Firstly, download more onto your actual computer. Don't hoard the information, simply download it for use at that moment. Use technology like a reMarkable Paper tablet or a Daylight Computer to store offline documents that you can review, without having to look at an LCD screen.

Personally, I have been using my reMarkable Paper Pro and Kindle for a lot of this. I take more handwritten notes than I have in 15 years on my reMarkable. I send PDFs, typed meeting notes, and decks to my tablet. I also use my Kindle as a read-it-later tool for long articles. Kindle has a little-known feature where you can send websites, PDFs, and other attachments to it. It works from your phone, computer, or even a website. I then pair these two e-ink devices with my laptop. I have my reference material, offline, on each of them. Then I create my deliverables on my MacBook. While I am generally connected to the internet on my Mac, I don't need to open my browser, email, or other connected tools and possibly get distracted. I also keep 98% of my notifications off — no alerts or red badges.

By implementing this simple change, I don't need to use my devices in a connected way. I can focus on my work when I want to, usually not picking up my phone or iPad for 2-4 hours. I get my work done in record time, and do it in a way that is also healthier—looking at less LCD screens and not being constantly alerted.

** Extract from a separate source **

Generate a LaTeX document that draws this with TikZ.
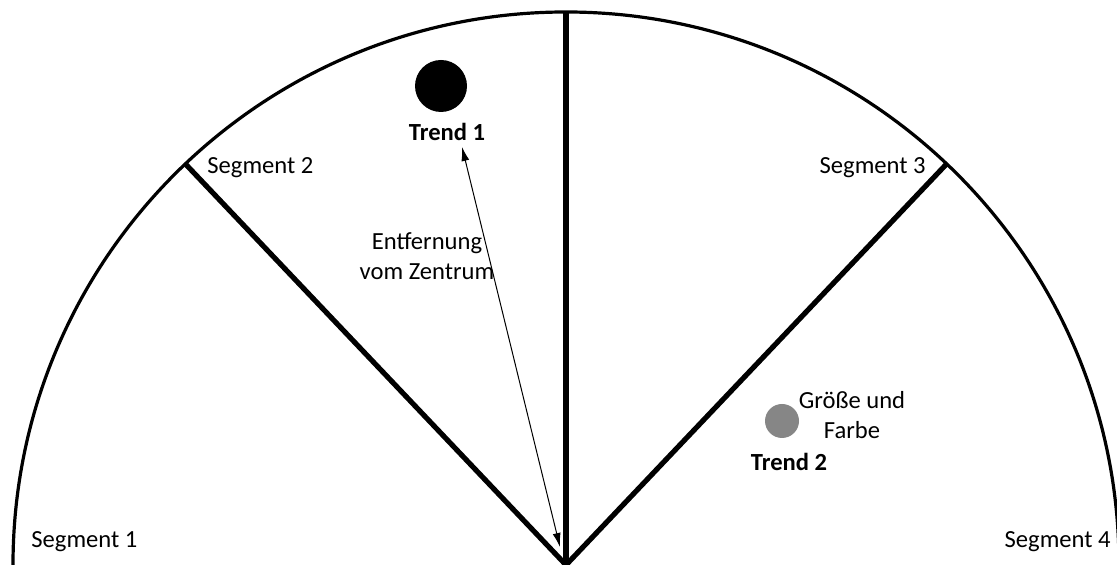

While I do advocate for these tools (reMarkable and Kindle), you don't need to buy them to reap the benefits I'm talking about. Storing files offline and printing some documents will do the same job. By simply focusing on productivity primitives, with the focus being offline, you can do your work in a faster, healthier, and calmer manner. If you ever want to see the future, look to the past. We worked offline in the past with great success, and the future will look similar.